Magnonic Floquet Hofstadter butterfly

Abstract

We introduce the magnonic Floquet Hofstadter butterfly in the two-dimensional (2D) insulating honeycomb ferromagnet using a combination of spin wave theory and quantum field theory. We show that hopping magnetic dipole moment (i.e. magnon quasiparticles) in the 2D insulating honeycomb ferromagnet accumulates the Aharonov–Casher phase when irradiated by an oscillating space- and time-dependent electric field. We study two different cases. In the first case, we consider the effects of only space-dependent electric field. In this case, we realize the magnonic Hofstadter spectrum with similar fractal structure as graphene subject to a perpendicular magnetic field, but with no spin degeneracy due to broken time-reversal symmetry by the ferromagnetic order. In addition, the magnonic Dirac points and Landau levels occur at finite energy as expected in a bosonic system. Remarkably, this discrepancy does not affect the topological invariant of the system.
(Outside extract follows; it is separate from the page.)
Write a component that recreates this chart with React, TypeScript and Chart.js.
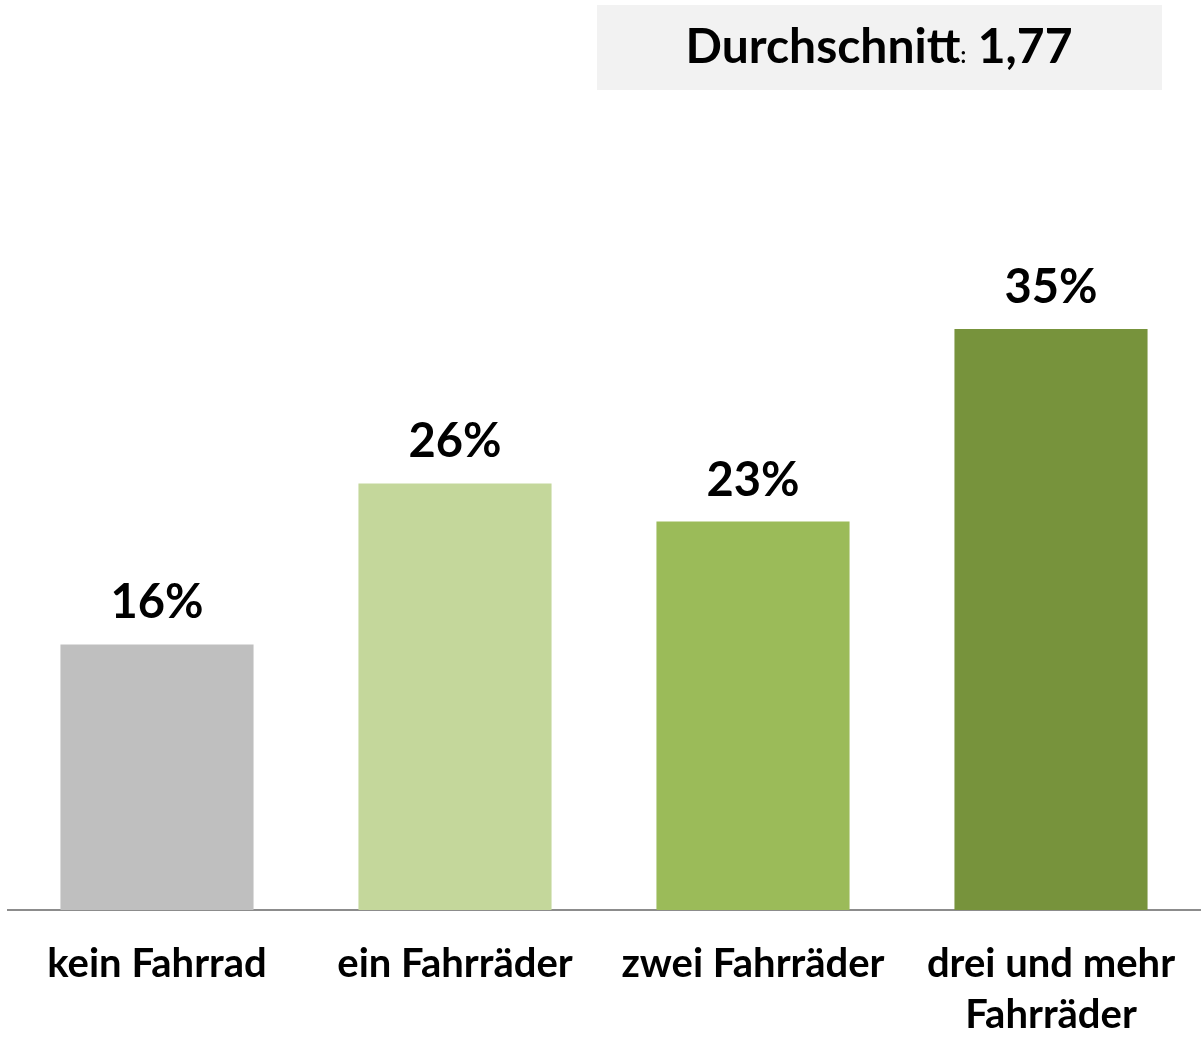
import React, { useEffect, useRef } from "react";
import { Chart, registerables } from "chart.js";

Chart.register(...registerables);

const categories: (string | string[])[] = [
  "kein Fahrrad",
  "ein Fahrräder",
  "zwei Fahrräder",
  ["drei und mehr", "Fahrräder"],
];
const values: number[] = [16.0, 25.7, 23.4, 35.0];
const valueLabels: string[] = ["16%", "26%", "23%", "35%"];
const barColors: string[] = ["#bfbfbf", "#c4d79b", "#9bbb59", "#77933c"];
const averageLabel = "Durchschnitt";
const averageValue = "1,77";

const FONT = "Lato, 'Open Sans', sans-serif";

const labelPlugin = {
  id: "valueLabels",
  afterDatasetsDraw(chart: any) {
    const ctx = chart.ctx;
    const meta = chart.getDatasetMeta(0);
    ctx.save();
    ctx.font = `bold 47px ${FONT}`;
    ctx.fillStyle = "#000000";
    ctx.textAlign = "center";
    ctx.textBaseline = "alphabetic";
    meta.data.forEach((bar: any, i: number) => {
      ctx.fillText(valueLabels[i], bar.x, bar.y - 26);
    });
    ctx.restore();
  },
};

const averagePlugin = {
  id: "averageBox",
  afterDraw(chart: any) {
    const ctx = chart.ctx;
    ctx.save();
    ctx.fillStyle = "#f2f2f2";
    ctx.fillRect(597, 5, 565, 85);
    const big = `bold 48px ${FONT}`;
    const small = `bold 22px ${FONT}`;
    ctx.font = big;
    const w1 = ctx.measureText(averageLabel).width;
    const w3 = ctx.measureText(" " + averageValue).width;
    ctx.font = small;
    const w2 = ctx.measureText(":").width;
    const total = w1 + w2 + w3;
    let x = 879 - total / 2;
    const y = 63;
    ctx.fillStyle = "#000000";
    ctx.textBaseline = "alphabetic";
    ctx.textAlign = "left";
    ctx.font = big;
    ctx.fillText(averageLabel, x, y);
    x += w1;
    ctx.font = small;
    ctx.fillText(":", x, y);
    x += w2;
    ctx.font = big;
    ctx.fillText(" " + averageValue, x, y);
    ctx.restore();
  },
};

export default function App() {
  const ref = useRef<HTMLCanvasElement | null>(null);
  useEffect(() => {
    if (!ref.current) return;
    const chart = new Chart(ref.current, {
      type: "bar",
      data: {
        labels: categories,
        datasets: [
          {
            data: values,
            backgroundColor: barColors,
            borderWidth: 0,
            categoryPercentage: 1,
            barPercentage: 0.648,
          },
        ],
      },
      options: {
        animation: false,
        responsive: false,
        layout: { padding: { left: 8, right: 4, top: 80, bottom: 0 } },
        plugins: {
          legend: { display: false },
          tooltip: { enabled: false },
          title: { display: false },
        },
        scales: {
          y: {
            display: false,
            min: 0,
            max: 50,
          },
          x: {
            grid: { display: false, drawTicks: false },
            border: { display: true, color: "#8c8c8c", width: 2 },
            ticks: {
              color: "#000000",
              font: { family: FONT, size: 40, weight: "bold", lineHeight: 1.28 },
              padding: 28,
              maxRotation: 0,
              autoSkip: false,
            },
            afterFit: (scale: any) => {
              scale.height = 128;
            },
          },
        },
      },
      plugins: [labelPlugin, averagePlugin],
    });
    return () => chart.destroy();
  }, []);
  return (
    <div style={{ position: "absolute", left: 0, top: 0, width: 1204, height: 1038, background: "#ffffff" }}>
      <canvas ref={ref} width={1204} height={1038} style={{ display: "block" }} />
    </div>
  );
}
Consequently, the magnonic Chern number assumes odd values and the magnon Hall conductance gets quantized by odd integers. In the second case, we study the effects of both space- and time-dependent electric field. In this case, the theoretical framework is studied by the Floquet formalism. We show that the magnonic Floquet Hofstadter spectrum emerges entirely from the oscillating space- and time-dependent electric field, which is in stark contrast to electronic Floquet Hofstadter spectrum, where irradiation by circularly polarized light and a perpendicular magnetic field are applied independently. We study the deformation of the fractal structure at different laser frequencies and amplitudes, and analyze the topological phase transitions associated with gap openings in the magnonic Floquet Hofstadter butterfly.